## Working data
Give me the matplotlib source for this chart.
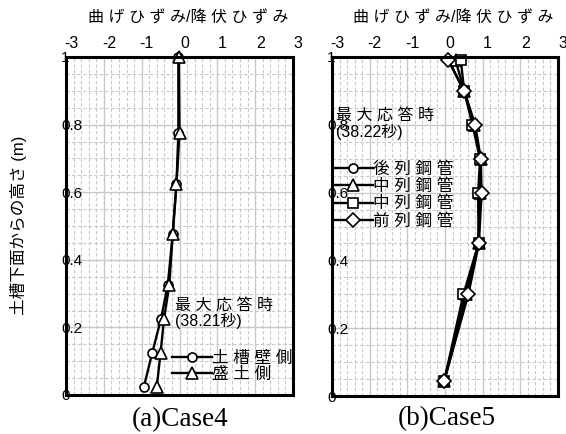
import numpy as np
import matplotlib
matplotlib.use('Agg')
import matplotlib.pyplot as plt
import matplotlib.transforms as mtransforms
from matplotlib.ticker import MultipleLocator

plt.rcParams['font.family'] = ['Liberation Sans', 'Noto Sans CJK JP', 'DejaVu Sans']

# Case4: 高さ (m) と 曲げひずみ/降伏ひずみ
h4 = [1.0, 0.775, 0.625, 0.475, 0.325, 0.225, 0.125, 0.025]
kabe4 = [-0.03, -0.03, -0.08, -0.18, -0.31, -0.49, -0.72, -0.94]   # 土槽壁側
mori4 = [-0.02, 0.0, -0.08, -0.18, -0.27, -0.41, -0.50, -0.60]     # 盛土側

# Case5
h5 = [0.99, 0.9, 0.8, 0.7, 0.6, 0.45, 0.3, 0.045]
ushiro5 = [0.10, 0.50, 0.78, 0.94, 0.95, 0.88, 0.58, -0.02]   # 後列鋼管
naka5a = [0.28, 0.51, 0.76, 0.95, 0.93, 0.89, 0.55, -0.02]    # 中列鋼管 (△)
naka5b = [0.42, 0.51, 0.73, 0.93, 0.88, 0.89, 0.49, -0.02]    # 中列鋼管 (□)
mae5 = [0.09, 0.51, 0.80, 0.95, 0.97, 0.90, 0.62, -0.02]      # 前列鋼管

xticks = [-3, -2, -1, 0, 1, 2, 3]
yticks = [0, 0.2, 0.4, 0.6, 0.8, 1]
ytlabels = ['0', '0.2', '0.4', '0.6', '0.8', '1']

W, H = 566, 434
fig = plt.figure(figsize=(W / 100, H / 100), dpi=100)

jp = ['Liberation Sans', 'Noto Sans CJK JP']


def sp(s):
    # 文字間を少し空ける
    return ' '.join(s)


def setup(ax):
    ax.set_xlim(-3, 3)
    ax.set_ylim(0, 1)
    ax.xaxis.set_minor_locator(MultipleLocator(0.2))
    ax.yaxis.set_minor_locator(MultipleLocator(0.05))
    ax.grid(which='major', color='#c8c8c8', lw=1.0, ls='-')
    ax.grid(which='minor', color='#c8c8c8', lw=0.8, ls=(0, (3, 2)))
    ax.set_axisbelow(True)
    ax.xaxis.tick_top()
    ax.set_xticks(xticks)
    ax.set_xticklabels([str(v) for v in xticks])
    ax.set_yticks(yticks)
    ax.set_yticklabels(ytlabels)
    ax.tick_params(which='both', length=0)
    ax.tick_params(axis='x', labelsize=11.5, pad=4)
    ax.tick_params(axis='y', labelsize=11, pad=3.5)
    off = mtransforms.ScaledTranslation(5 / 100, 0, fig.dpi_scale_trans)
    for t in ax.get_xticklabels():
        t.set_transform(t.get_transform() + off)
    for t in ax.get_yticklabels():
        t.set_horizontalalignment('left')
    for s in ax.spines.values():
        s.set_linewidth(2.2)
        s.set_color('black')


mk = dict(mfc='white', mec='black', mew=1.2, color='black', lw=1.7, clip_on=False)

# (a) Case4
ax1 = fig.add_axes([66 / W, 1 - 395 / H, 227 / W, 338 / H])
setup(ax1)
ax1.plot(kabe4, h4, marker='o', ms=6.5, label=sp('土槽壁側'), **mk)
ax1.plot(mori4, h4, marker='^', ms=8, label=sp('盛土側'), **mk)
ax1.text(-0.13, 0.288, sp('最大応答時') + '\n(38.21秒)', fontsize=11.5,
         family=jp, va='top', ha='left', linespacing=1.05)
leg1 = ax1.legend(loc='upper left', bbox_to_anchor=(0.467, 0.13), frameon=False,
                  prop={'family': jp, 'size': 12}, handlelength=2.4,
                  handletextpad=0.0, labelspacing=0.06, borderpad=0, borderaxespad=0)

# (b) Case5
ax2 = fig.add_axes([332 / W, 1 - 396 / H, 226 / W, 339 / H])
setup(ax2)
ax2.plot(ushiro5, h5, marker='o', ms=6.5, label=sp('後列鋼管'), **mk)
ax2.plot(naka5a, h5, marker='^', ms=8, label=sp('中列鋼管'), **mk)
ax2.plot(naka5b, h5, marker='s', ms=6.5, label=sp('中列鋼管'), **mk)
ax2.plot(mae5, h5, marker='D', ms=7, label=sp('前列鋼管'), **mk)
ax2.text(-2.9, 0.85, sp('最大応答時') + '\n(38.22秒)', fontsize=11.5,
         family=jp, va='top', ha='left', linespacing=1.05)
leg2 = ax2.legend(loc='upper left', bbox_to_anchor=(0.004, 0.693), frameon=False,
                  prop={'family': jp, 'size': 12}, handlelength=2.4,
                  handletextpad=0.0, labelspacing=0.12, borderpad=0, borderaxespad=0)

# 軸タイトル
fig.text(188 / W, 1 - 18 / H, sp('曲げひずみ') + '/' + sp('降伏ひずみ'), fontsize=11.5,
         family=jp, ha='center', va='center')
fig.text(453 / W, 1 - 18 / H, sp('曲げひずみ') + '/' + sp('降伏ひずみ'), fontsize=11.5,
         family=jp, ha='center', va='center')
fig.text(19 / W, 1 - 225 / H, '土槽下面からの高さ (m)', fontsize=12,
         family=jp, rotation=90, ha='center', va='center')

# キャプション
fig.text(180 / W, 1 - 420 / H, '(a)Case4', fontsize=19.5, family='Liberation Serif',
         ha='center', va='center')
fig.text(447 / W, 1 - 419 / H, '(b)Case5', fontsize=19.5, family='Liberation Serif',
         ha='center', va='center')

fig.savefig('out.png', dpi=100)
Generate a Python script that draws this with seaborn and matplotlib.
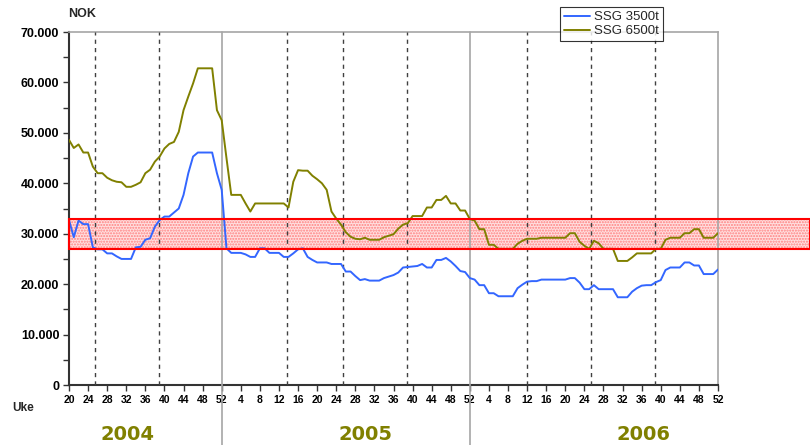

## Given task
Find every line that has "matplotlib" in it, then return those lines.

## Answer to the problem
Give me the matplotlib source for this chart.
import matplotlib
matplotlib.use('Agg')
import matplotlib.pyplot as plt
import matplotlib.transforms as mtransforms
from matplotlib.ticker import MultipleLocator
Generate a Python script that draws this with seaborn and matplotlib.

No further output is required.